AIM OF THE TASK — Check the listing below for lines with the word "matplotlib" and say how many there are, with nothing but the number.

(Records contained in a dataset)
--

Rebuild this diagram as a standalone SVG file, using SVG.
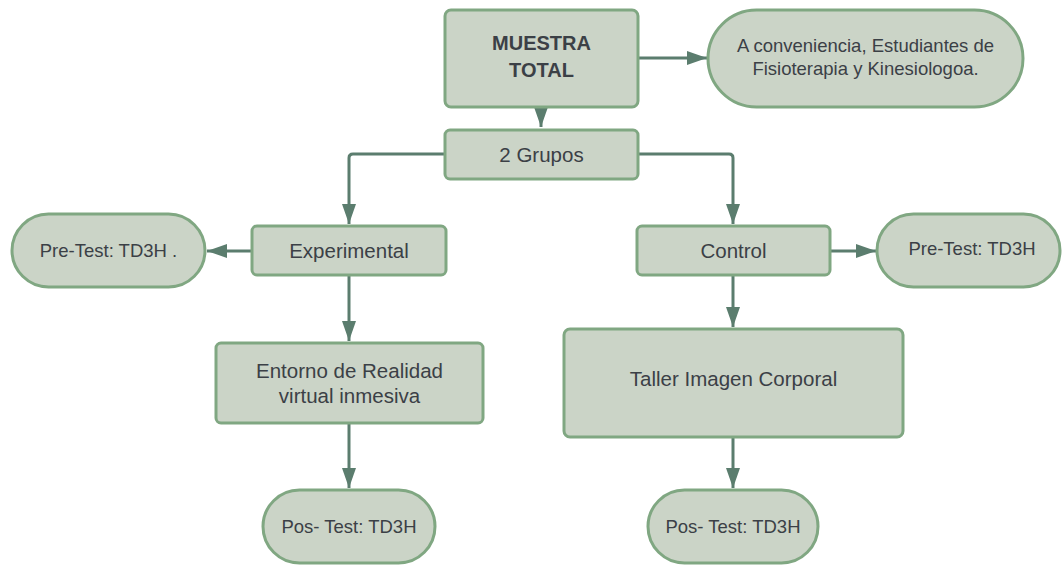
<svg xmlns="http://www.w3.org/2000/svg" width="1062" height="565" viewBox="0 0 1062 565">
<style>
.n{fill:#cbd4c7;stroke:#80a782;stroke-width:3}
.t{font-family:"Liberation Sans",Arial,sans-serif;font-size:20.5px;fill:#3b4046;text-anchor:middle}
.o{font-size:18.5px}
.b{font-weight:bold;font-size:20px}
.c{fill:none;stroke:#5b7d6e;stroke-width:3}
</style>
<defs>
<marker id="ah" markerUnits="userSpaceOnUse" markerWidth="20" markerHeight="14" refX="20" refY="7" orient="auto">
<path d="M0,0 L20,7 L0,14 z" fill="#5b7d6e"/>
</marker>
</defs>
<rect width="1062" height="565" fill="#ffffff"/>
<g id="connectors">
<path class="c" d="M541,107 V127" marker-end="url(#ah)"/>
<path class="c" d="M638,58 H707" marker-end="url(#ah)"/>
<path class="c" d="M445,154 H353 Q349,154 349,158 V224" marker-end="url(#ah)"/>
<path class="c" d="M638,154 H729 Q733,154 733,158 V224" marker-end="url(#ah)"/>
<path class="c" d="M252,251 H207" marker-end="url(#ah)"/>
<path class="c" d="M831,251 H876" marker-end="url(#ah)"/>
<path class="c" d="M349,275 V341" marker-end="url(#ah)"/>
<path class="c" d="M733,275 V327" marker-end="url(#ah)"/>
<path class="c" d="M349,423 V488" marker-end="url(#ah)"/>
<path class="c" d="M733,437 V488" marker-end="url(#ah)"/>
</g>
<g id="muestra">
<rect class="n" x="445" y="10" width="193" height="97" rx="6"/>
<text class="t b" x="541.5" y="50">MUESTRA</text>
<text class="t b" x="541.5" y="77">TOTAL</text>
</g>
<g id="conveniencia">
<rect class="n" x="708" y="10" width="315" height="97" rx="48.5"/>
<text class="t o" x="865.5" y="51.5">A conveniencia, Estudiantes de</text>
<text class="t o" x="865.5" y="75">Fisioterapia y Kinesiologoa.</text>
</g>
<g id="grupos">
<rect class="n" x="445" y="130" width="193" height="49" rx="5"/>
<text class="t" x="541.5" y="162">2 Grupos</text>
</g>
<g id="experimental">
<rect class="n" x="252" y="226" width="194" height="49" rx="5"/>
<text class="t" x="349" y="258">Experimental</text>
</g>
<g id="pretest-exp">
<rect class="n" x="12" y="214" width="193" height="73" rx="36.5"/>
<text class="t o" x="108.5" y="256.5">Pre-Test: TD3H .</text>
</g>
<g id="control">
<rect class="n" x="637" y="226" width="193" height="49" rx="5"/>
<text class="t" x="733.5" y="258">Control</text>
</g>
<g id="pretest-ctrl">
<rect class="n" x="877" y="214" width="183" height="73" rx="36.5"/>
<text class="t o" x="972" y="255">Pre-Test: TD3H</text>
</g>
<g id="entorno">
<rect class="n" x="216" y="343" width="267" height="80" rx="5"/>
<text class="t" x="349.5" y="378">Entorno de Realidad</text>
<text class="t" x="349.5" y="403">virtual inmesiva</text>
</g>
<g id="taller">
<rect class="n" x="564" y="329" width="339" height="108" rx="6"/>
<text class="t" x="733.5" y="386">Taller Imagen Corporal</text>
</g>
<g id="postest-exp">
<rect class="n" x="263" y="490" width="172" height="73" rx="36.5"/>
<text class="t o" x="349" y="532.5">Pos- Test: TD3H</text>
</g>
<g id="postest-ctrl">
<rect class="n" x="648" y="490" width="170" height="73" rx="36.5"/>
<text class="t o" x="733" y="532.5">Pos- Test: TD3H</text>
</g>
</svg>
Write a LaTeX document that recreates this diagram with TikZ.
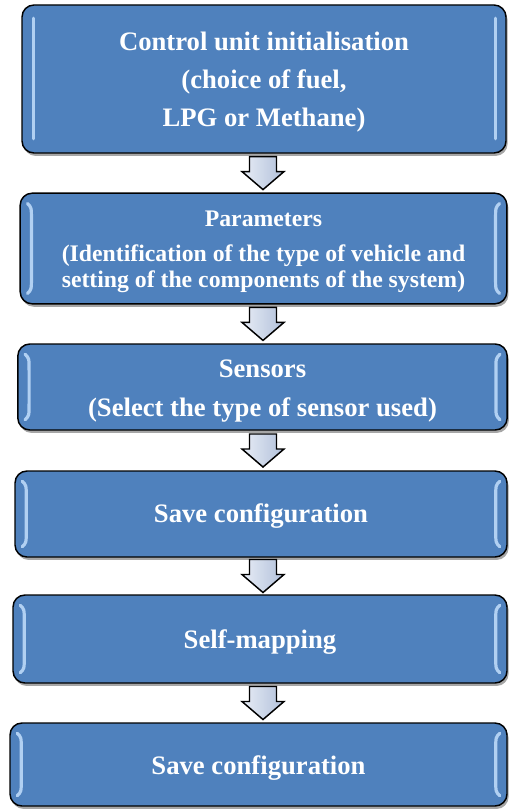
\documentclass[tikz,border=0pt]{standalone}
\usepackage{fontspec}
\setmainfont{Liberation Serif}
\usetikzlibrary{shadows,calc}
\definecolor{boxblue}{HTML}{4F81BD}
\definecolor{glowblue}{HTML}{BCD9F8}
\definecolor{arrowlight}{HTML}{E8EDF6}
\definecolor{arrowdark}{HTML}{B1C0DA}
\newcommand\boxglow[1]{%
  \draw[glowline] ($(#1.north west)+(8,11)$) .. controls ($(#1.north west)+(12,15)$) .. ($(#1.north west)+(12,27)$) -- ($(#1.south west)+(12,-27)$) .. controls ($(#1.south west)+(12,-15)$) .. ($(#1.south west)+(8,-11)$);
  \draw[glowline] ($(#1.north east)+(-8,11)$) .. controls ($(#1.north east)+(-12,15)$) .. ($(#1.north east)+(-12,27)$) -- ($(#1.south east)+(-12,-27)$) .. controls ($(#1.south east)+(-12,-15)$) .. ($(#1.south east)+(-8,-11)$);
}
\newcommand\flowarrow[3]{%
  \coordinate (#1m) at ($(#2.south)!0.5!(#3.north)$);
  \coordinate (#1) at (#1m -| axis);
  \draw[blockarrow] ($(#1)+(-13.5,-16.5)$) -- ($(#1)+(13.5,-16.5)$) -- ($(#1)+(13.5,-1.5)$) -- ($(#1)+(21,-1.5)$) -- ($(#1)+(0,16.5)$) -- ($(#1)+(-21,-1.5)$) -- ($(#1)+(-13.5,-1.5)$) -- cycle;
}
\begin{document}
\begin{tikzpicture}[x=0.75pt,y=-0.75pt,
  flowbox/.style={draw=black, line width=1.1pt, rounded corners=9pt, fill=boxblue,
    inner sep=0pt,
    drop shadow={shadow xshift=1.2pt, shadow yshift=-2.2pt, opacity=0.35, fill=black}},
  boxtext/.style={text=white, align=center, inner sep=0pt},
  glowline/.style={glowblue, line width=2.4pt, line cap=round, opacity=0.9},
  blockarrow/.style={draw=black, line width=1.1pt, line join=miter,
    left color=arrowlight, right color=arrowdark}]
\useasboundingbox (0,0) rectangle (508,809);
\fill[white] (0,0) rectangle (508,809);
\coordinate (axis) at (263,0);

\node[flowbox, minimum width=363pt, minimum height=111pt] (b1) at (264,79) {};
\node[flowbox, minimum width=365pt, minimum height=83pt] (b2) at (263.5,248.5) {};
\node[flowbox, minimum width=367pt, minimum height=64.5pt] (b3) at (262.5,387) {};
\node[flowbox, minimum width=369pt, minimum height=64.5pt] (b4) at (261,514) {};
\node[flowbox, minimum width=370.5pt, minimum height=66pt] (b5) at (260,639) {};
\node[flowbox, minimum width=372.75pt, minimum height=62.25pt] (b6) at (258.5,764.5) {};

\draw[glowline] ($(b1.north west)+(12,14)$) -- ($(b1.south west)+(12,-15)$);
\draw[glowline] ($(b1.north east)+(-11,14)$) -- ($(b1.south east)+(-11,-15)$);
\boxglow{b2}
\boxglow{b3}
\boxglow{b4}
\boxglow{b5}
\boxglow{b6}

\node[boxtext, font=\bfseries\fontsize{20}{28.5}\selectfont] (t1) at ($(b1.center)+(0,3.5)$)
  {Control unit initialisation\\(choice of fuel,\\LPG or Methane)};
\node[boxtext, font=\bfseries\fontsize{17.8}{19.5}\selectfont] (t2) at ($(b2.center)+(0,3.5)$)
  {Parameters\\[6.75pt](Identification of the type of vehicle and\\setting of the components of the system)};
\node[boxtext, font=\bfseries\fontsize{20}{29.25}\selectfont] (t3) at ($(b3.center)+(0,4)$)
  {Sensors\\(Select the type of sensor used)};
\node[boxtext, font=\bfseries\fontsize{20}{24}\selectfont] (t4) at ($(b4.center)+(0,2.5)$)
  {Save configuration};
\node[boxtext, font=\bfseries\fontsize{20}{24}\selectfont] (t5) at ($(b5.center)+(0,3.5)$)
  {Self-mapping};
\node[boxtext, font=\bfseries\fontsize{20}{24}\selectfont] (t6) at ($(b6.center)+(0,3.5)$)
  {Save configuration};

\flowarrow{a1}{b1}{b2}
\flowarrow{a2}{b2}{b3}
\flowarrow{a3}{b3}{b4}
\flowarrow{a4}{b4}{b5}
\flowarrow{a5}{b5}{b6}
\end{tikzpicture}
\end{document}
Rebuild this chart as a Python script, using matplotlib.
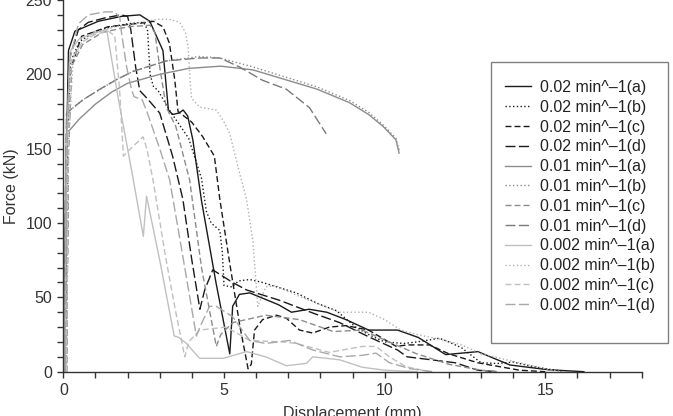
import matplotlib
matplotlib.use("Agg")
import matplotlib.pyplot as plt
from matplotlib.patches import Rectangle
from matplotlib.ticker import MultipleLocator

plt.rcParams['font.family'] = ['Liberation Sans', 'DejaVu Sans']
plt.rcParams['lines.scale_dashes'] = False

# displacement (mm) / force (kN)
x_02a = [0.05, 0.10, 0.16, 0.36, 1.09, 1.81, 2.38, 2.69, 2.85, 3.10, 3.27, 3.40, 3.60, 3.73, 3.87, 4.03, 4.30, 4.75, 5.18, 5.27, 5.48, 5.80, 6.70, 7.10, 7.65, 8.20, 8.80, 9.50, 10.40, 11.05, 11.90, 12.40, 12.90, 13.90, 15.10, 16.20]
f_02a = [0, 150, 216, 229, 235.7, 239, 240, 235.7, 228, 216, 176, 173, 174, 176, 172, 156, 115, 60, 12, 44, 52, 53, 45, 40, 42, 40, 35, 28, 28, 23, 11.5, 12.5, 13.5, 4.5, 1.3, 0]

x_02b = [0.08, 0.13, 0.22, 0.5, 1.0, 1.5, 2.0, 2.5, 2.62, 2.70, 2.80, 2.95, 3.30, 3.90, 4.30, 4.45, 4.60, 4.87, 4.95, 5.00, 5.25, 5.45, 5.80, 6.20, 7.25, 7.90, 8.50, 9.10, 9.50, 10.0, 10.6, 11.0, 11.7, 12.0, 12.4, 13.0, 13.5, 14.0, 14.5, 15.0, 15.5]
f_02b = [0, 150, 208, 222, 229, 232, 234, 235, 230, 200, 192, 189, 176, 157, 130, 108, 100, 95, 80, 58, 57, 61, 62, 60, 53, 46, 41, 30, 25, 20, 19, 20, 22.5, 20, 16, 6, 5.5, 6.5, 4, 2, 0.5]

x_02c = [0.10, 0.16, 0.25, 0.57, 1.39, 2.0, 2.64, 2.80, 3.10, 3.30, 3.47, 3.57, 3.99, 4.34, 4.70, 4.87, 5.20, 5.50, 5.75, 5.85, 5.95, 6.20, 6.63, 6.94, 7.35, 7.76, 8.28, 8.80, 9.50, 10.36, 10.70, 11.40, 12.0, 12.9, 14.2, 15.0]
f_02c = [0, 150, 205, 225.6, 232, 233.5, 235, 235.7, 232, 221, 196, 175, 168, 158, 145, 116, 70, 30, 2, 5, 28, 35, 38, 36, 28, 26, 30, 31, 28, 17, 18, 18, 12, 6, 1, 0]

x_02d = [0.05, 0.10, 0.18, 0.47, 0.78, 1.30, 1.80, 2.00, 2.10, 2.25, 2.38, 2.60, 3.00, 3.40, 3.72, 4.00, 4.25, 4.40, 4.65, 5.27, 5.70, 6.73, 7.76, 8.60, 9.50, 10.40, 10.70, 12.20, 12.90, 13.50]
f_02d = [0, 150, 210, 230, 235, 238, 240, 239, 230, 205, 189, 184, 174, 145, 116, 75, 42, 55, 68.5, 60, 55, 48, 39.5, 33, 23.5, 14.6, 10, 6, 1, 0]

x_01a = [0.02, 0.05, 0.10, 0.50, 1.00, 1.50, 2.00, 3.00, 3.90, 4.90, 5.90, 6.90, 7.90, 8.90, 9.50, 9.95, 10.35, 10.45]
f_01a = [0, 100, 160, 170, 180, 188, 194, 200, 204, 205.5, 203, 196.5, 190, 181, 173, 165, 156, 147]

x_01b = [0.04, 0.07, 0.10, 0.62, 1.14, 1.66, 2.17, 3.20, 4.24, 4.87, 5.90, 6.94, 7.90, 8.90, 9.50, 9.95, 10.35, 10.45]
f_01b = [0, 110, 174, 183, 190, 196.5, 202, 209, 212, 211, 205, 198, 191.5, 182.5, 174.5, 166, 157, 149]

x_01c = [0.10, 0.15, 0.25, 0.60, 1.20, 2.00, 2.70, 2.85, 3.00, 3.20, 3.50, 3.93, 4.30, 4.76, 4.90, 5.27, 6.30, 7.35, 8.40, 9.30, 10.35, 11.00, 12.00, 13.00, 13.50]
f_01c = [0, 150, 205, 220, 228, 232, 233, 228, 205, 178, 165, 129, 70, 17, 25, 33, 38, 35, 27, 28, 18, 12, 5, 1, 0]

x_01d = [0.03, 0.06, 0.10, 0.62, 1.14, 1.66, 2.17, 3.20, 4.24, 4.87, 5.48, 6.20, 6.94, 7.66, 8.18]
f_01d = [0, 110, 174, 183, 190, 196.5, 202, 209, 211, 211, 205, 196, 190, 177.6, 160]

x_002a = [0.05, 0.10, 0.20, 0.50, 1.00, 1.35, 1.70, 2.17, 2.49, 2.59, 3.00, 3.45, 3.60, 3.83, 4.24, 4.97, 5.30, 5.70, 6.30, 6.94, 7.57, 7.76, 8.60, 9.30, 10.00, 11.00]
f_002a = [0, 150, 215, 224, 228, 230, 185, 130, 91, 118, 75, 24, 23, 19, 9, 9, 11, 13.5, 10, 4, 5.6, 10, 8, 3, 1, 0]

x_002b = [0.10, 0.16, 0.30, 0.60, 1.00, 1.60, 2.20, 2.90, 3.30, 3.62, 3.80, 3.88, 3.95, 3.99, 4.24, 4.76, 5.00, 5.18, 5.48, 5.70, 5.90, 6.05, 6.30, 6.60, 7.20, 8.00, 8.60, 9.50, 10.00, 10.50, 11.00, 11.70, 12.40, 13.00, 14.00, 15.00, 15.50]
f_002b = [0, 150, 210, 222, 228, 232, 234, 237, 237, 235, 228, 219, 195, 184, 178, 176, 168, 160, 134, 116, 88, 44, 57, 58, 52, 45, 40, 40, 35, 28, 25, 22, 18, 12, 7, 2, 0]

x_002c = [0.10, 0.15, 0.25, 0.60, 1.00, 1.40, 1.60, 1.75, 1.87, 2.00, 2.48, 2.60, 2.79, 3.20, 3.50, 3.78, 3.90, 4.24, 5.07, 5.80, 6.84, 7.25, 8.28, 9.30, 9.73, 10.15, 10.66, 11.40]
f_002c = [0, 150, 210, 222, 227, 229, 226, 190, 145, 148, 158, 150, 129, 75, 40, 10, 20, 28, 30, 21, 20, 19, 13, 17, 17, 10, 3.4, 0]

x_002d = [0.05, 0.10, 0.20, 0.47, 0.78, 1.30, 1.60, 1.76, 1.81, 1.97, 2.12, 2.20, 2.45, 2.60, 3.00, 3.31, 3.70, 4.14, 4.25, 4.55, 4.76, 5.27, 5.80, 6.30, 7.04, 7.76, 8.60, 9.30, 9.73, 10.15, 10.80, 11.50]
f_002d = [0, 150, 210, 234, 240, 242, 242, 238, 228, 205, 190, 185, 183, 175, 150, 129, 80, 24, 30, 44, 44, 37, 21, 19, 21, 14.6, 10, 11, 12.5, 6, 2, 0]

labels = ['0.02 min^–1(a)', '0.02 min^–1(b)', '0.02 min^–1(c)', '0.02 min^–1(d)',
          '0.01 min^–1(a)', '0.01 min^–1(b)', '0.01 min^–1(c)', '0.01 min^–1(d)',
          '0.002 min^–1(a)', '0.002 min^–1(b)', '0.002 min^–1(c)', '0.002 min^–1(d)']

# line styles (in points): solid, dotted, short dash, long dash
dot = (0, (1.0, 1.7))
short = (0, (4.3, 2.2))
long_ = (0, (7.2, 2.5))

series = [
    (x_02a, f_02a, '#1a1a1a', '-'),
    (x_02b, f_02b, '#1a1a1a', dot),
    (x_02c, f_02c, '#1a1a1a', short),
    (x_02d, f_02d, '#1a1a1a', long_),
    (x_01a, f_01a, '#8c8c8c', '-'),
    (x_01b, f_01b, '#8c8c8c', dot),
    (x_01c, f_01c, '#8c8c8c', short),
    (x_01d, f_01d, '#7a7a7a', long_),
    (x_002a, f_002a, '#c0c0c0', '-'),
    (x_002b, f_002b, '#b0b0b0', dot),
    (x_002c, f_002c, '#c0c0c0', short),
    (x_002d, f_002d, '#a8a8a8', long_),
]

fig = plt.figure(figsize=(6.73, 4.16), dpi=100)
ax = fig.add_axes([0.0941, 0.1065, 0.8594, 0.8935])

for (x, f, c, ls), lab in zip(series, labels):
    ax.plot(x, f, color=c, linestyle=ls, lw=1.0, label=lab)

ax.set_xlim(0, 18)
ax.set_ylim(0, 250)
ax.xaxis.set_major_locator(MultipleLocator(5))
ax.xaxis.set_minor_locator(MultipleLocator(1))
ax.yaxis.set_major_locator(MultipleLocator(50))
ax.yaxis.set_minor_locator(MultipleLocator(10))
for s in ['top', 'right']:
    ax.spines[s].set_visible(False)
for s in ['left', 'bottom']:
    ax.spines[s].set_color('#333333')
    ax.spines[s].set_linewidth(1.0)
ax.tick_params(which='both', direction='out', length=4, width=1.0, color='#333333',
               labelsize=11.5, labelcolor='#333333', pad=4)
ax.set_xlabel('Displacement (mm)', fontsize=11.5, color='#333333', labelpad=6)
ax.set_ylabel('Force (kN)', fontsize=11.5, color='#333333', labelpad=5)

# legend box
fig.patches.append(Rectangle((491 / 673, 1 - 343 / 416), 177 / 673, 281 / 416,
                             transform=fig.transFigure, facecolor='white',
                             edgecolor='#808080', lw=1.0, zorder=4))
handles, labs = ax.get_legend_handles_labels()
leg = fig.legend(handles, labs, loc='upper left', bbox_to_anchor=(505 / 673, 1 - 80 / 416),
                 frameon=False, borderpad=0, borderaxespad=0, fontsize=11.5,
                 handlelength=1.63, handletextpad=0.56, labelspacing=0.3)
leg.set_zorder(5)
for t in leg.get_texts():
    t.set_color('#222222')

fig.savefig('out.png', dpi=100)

--

TASK ANSWER — 6